While these qualities are often required in academic work, it is in continually avoiding both of these pitfalls that makes Nancy Baym’s study of human connections in the modern digital sphere such a joy to read. Baym diverts from both painting an apocalyptic image of the end of ‘real’ communication and conversely avoids presenting digital communications as a new democratising, world changing force, as many academics have done. Instead, this book is thoughtful, moderate and draws sensible conclusions about the state of personal communication in the modern day. She stays in the ‘everyday’ in her book, not addressing questions of politics and business but instead roots her study in ‘personal relationships’ and the changes digital media has offered to ‘relational life’ (2010:2).
‘Digital media aren’t saving us or ruining us. They aren’t reinventing us. But they are changing the ways we relate to others and ourselves in countless, pervasive ways’ (2010:153)
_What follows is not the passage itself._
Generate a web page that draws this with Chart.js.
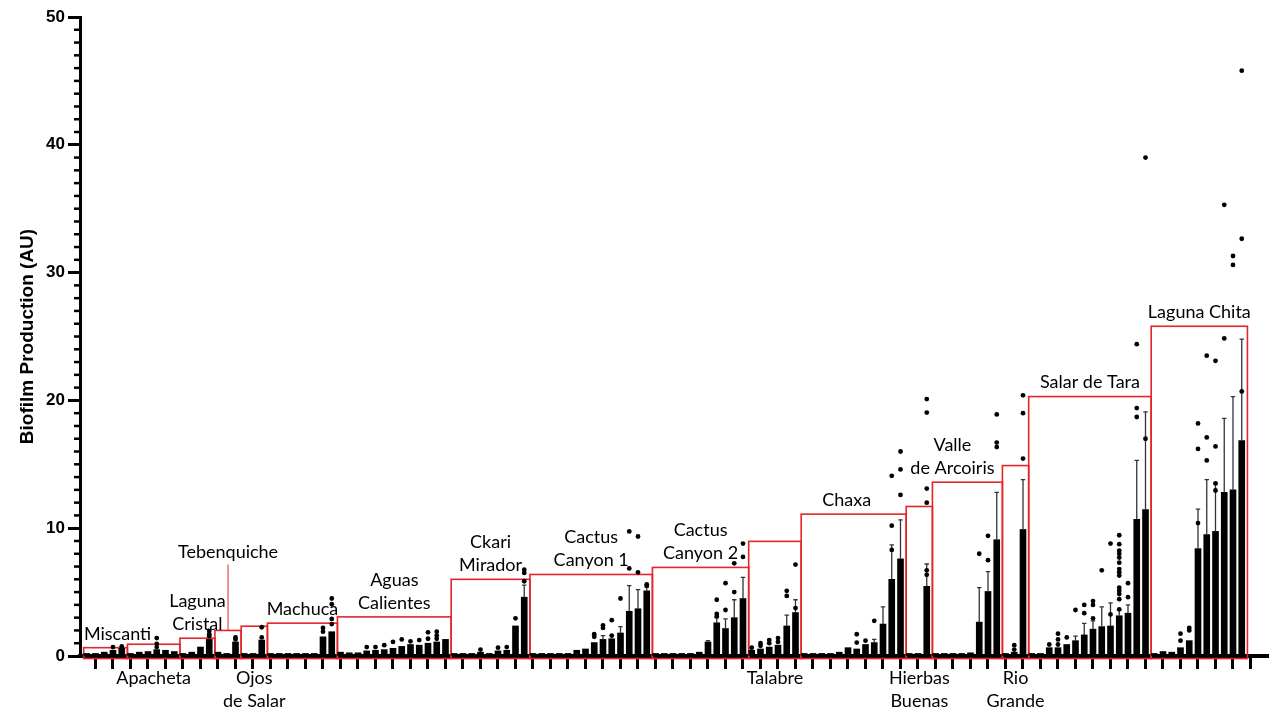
<!DOCTYPE html>
<html>
<head>
<meta charset="utf-8">
<script src="https://cdn.jsdelivr.net/npm/chart.js@4.4.1/dist/chart.umd.min.js"></script>
<style>
  html, body { margin: 0; padding: 0; background: #fff; }
  canvas { display: block; }
</style>
</head>
<body>
<canvas id="biofilm" width="1280" height="711"></canvas>
<script>
// sites in plot order, number of isolates per site and height of the red box
var siteNames = ['Miscanti', 'Apacheta', 'Laguna\nCristal', 'Tebenquiche', 'Ojos\nde Salar', 'Machuca',
  'Aguas\nCalientes', 'Ckari\nMirador', 'Cactus\nCanyon 1', 'Cactus\nCanyon 2', 'Talabre', 'Chaxa',
  'Hierbas\nBuenas', 'Valle\nde Arcoiris', 'Rio\nGrande', 'Salar de Tara', 'Laguna Chita'];
var siteSizes = [5, 6, 4, 3, 3, 8, 13, 9, 14, 11, 6, 12, 3, 8, 3, 14, 11];
var siteBoxTop = [0.65, 0.92, 1.39, 2.0, 2.33, 2.57, 3.06, 6.0, 6.38, 6.93, 8.97, 11.1, 11.7, 13.6, 14.9, 20.3, 25.8];
var siteLabelSide = ['up', 'down', 'up', 'up', 'down', 'up', 'up', 'up', 'up', 'up', 'down', 'up', 'down', 'up', 'down', 'up', 'up'];

// mean biofilm per isolate
var meanValues = [
  0.2, 0.2, 0.3, 0.45, 0.6,
  0.2, 0.3, 0.35, 0.5, 0.45, 0.35,
  0.2, 0.3, 0.7, 1.3,
  0.3, 0.2, 1.1,
  0.2, 0.2, 1.25,
  0.2, 0.2, 0.2, 0.2, 0.2, 0.2, 1.5, 1.9,
  0.3, 0.25, 0.25, 0.4, 0.45, 0.5, 0.6, 0.75, 0.9, 0.85, 1.0, 1.1, 1.3,
  0.2, 0.2, 0.2, 0.3, 0.2, 0.4, 0.45, 2.35, 4.6,
  0.2, 0.2, 0.2, 0.2, 0.2, 0.45, 0.55, 1.05, 1.3, 1.35, 1.8, 3.5, 3.7, 5.1,
  0.2, 0.2, 0.2, 0.2, 0.2, 0.3, 1.1, 2.6, 2.15, 3.0, 4.5,
  0.45, 0.55, 0.7, 0.85, 2.35, 3.4,
  0.2, 0.2, 0.2, 0.2, 0.3, 0.65, 0.55, 0.9, 1.05, 2.5, 6.0, 7.6,
  0.2, 0.2, 5.45,
  0.2, 0.2, 0.2, 0.2, 0.25, 2.65, 5.05, 9.1,
  0.2, 0.3, 9.9,
  0.2, 0.2, 0.65, 0.65, 0.9, 1.2, 1.65, 2.1, 2.3, 2.35, 3.15, 3.35, 10.7, 11.45,
  0.2, 0.35, 0.3, 0.65, 1.2, 8.4, 9.5, 9.75, 12.8, 13.0, 16.85
];

// [isolate, top of SD bar]
var errorTops = [
  [50, 5.55],
  [59, 1.6], [60, 1.6], [61, 2.3], [62, 5.5], [63, 5.2], [64, 5.4],
  [71, 1.2], [72, 3.0], [73, 2.9], [74, 4.4], [75, 6.15],
  [80, 3.2], [81, 4.4],
  [90, 1.3], [91, 3.85], [92, 8.7], [93, 10.65],
  [96, 7.2],
  [102, 5.35], [103, 6.6], [104, 12.8],
  [107, 13.8],
  [113, 1.55], [114, 2.55], [115, 2.75], [116, 3.85], [117, 4.15], [118, 3.6], [119, 4.0], [120, 15.3], [121, 19.1],
  [127, 11.5], [128, 13.8], [129, 13.5], [130, 18.6], [131, 20.3], [132, 24.8]
];

// [isolate, value] single replicate points drawn as dots
var outlierPoints = [
  [3, 0.7], [4, 0.75],
  [8, 1.4], [8, 0.95], [8, 0.7],
  [14, 1.95], [14, 1.7], [14, 1.55],
  [17, 1.45], [17, 1.3],
  [20, 2.25], [20, 1.45],
  [27, 2.2], [27, 1.9], [28, 4.5], [28, 4.05], [28, 2.9], [28, 2.5],
  [32, 0.7], [33, 0.7], [34, 0.85], [35, 1.1], [36, 1.3], [37, 1.15], [38, 1.25], [39, 1.85], [39, 1.35], [40, 1.9], [40, 1.6], [40, 1.35],
  [45, 0.5], [47, 0.65], [48, 0.7], [49, 2.95], [50, 5.85], [50, 6.5], [50, 6.75],
  [58, 1.7], [58, 1.5], [59, 2.4], [59, 2.2], [60, 2.8], [60, 1.6], [61, 4.5], [62, 9.75], [62, 6.85], [63, 9.35], [63, 6.55], [64, 5.6], [64, 5.5],
  [72, 4.4], [72, 3.3], [72, 3.1], [73, 5.7], [73, 3.6], [74, 7.25], [74, 5.0], [75, 8.8], [75, 7.75],
  [76, 0.65], [77, 1.0], [77, 0.8], [78, 1.25], [78, 1.0], [79, 1.4], [79, 1.1], [80, 5.1], [80, 4.7], [81, 7.15], [81, 3.75],
  [88, 1.7], [88, 1.05], [89, 1.2], [90, 2.75], [92, 14.1], [92, 10.2], [92, 8.3], [93, 16.0], [93, 14.6], [93, 12.6],
  [96, 20.1], [96, 19.05], [96, 13.1], [96, 12.0], [96, 6.7], [96, 6.35],
  [102, 8.0], [103, 9.4], [103, 7.5], [104, 18.9], [104, 16.7], [104, 16.35],
  [106, 0.85], [106, 0.5], [107, 20.4], [107, 19.0], [107, 15.45],
  [110, 0.9], [111, 1.75], [111, 1.3], [111, 0.9], [112, 1.45], [113, 3.6], [114, 4.0], [114, 3.35],
  [115, 4.3], [115, 4.0], [115, 2.95], [116, 6.7], [117, 8.8], [117, 3.25],
  [118, 9.45], [118, 8.75], [118, 8.25], [118, 8.0], [118, 7.7], [118, 7.3], [118, 6.8], [118, 6.55], [118, 6.3],
  [118, 5.35], [118, 5.1], [118, 4.85], [118, 4.45], [118, 3.65],
  [119, 5.7], [119, 4.6], [120, 24.4], [120, 19.4], [120, 18.7], [121, 39.0], [121, 17.0],
  [125, 1.75], [125, 1.2], [126, 2.2], [126, 2.0], [127, 18.2], [127, 16.2], [127, 10.4],
  [128, 23.5], [128, 17.1], [128, 15.3], [129, 23.1], [129, 16.4], [129, 13.5], [129, 12.95],
  [130, 35.3], [130, 24.85], [131, 31.3], [131, 30.6], [132, 45.8], [132, 32.65], [132, 20.7]
];

var yMajorTicks = [0, 10, 20, 30, 40, 50];

// small layout tweaks for a few site labels (pixels)
var labelNudge = { 0: 12, 11: -7, 13: -15 };
var labelRaise = { 3: 64 };

var RED = '#e3262b';

function eachSite(chart, fn) {
  var x = chart.scales.x, y = chart.scales.y;
  var start = 0;
  siteSizes.forEach(function (n, g) {
    var l = x.getPixelForValue(start - 0.35);
    var r = x.getPixelForValue(start + n - 0.35);
    var t = y.getPixelForValue(siteBoxTop[g]);
    var b = y.getPixelForValue(-0.2);
    fn(g, l, r, t, b);
    start += n;
  });
}

var siteBoxes = {
  id: 'siteBoxes',
  beforeDatasetsDraw: function (chart) {
    var ctx = chart.ctx;
    ctx.save();
    ctx.strokeStyle = RED;
    ctx.lineWidth = 1.6;
    eachSite(chart, function (g, l, r, t, b) {
      ctx.strokeRect(l, t, r - l, b - t);
    });
    ctx.restore();
  },
  afterDatasetDraw: function (chart, args) {
    if (args.index !== 0) return;
    var ctx = chart.ctx, x = chart.scales.x, y = chart.scales.y;
    ctx.save();
    ctx.strokeStyle = '#333';
    ctx.lineWidth = 1.3;
    errorTops.forEach(function (e) {
      var px = x.getPixelForValue(e[0]);
      var y0 = y.getPixelForValue(meanValues[e[0]]);
      var y1 = y.getPixelForValue(e[1]);
      ctx.beginPath();
      ctx.moveTo(px, y0);
      ctx.lineTo(px, y1);
      ctx.moveTo(px - 2.2, y1);
      ctx.lineTo(px + 2.2, y1);
      ctx.stroke();
    });
    ctx.restore();
  },
  afterDraw: function (chart) {
    var ctx = chart.ctx, y = chart.scales.y;
    var area = chart.chartArea;
    ctx.save();
    // minor y ticks
    ctx.strokeStyle = '#000';
    ctx.lineWidth = 2.5;
    for (var v = 0; v <= 50; v++) {
      if (yMajorTicks.indexOf(v) >= 0) continue;
      var py = y.getPixelForValue(v);
      ctx.beginPath();
      ctx.moveTo(area.left - 6, py);
      ctx.lineTo(area.left, py);
      ctx.stroke();
    }
    // site labels
    ctx.font = '18px Lato, "Open Sans", sans-serif';
    ctx.fillStyle = '#000';
    ctx.textAlign = 'center';
    ctx.textBaseline = 'middle';
    eachSite(chart, function (g, l, r, t, b) {
      var lines = siteNames[g].split('\n');
      var cx = (l + r) / 2 + (labelNudge[g] || 0);
      if (siteLabelSide[g] === 'up') {
        var base = t - 14 - (labelRaise[g] || 0);
        lines.forEach(function (s, k) {
          ctx.fillText(s, cx, base - (lines.length - 1 - k) * 23);
        });
        if (labelRaise[g]) {
          ctx.strokeStyle = RED;
          ctx.lineWidth = 1;
          ctx.beginPath();
          ctx.moveTo(cx, base + 12);
          ctx.lineTo(cx, t);
          ctx.stroke();
        }
      } else {
        lines.forEach(function (s, k) {
          ctx.fillText(s, cx, area.bottom + 22 + k * 23);
        });
      }
    });
    ctx.restore();
  }
};

new Chart(document.getElementById('biofilm'), {
  type: 'bar',
  data: {
    datasets: [
      {
        data: meanValues.map(function (v, i) { return { x: i, y: v }; }),
        backgroundColor: '#000',
        barThickness: 6,
        order: 2
      },
      {
        type: 'scatter',
        data: outlierPoints.map(function (p) { return { x: p[0], y: p[1] }; }),
        pointRadius: 2.4,
        pointBackgroundColor: '#000',
        pointBorderWidth: 0,
        order: 1
      }
    ]
  },
  options: {
    responsive: false,
    animation: false,
    devicePixelRatio: 1,
    layout: { padding: { top: 17, right: 12, left: 0, bottom: 0 } },
    plugins: { legend: { display: false }, tooltip: { enabled: false } },
    scales: {
      x: {
        type: 'linear',
        min: -0.77,
        max: 135,
        offset: false,
        grid: { drawOnChartArea: false, drawTicks: true, tickLength: 13, tickWidth: 3, tickColor: '#000' },
        border: { color: '#000', width: 4 },
        ticks: { display: false },
        afterBuildTicks: function (s) {
          var t = [];
          for (var i = 0; i < meanValues.length; i += 2) t.push({ value: i });
          s.ticks = t;
        },
        afterFit: function (s) { s.height = 55; }
      },
      y: {
        min: 0,
        max: 50,
        grid: {
          drawOnChartArea: false, drawTicks: true, tickLength: 12, tickWidth: 3,
          tickColor: function (c) {
            return c.tick && yMajorTicks.indexOf(c.tick.value) >= 0 ? '#000' : 'rgba(0,0,0,0)';
          }
        },
        border: { color: '#000', width: 3 },
        ticks: {
          stepSize: 1,
          autoSkip: false,
          padding: 3,
          color: '#000',
          font: { family: '"Liberation Sans", Arial, sans-serif', size: 17, weight: 'bold' },
          callback: function (v) { return yMajorTicks.indexOf(v) >= 0 ? v : ''; }
        },
        title: {
          display: true,
          text: 'Biofilm Production (AU)',
          color: '#000',
          font: { family: '"Liberation Sans", Arial, sans-serif', size: 19, weight: 'bold' },
          padding: { top: 16, bottom: 0 }
        },
        afterFit: function (s) { s.width = 80; }
      }
    }
  },
  plugins: [siteBoxes]
});
</script>
</body>
</html>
This quote neatly sums up Baym’s attitude to digital media and the content of this study. From chapter to chapter Baym myth busts many claims made by academics and digital commentators since the advent of the Internet while offering developed conclusions as to how she feels interaction has developed in the ‘digital age’.
In the opening chapter she argues strongly not to see digital communications as a single homogenous mass and feels to accurately study media one must place it strongly in context of what device one is using to communicate and to look at who is using it. This section proved particularly useful for those studying the concept of the ‘digital divide’. She goes beyond addressing this much-discussed concept in terms of political participation and career advancement and instead looks at it in terms of ‘interpersonal connections’ (2010:18). She pushes the study of the digital divide beyond those that do or do not have access to the Internet and instead looks at how use of the Internet varies immensely within each given region and social group. She also shows that digital technology is appropriated and facilitated in varying ways, especially within nations who are traditionally seen to be on the right side of the ‘digital divide’.
She continues to address many anxieties humans have over the way ‘machines changes us’ (2010:24). Baym investigates a range of claims made by technological determinism theorists that digital communication is damaging humans by (amongst other affects) making us dumber, making conversation shallow, ruining home life and corrupting and endangering our children. She attacks these claims by ‘demystifying’ new media and placing the debate in the context of developing technologies over the years, showing how anxieties about ‘new media’ on society is nothing ‘new’ at all. She makes a strong case for the perspective of ‘social shaping’ in this debate and fixes many of her arguments in this school of thought. She argues that both technology and society shape the use of communication tools as they shift from being ‘fringe’ to ‘everyday objects’, a process which Baym calls ‘domestication’ (2010:45). In this context she believes that while a section of society adapts to the use of a given technology it is most visible and abrasive for some and hence widely debated. This section could prove a useful framework for anyone wishing to study a more social aspect of digital communication over the coming year.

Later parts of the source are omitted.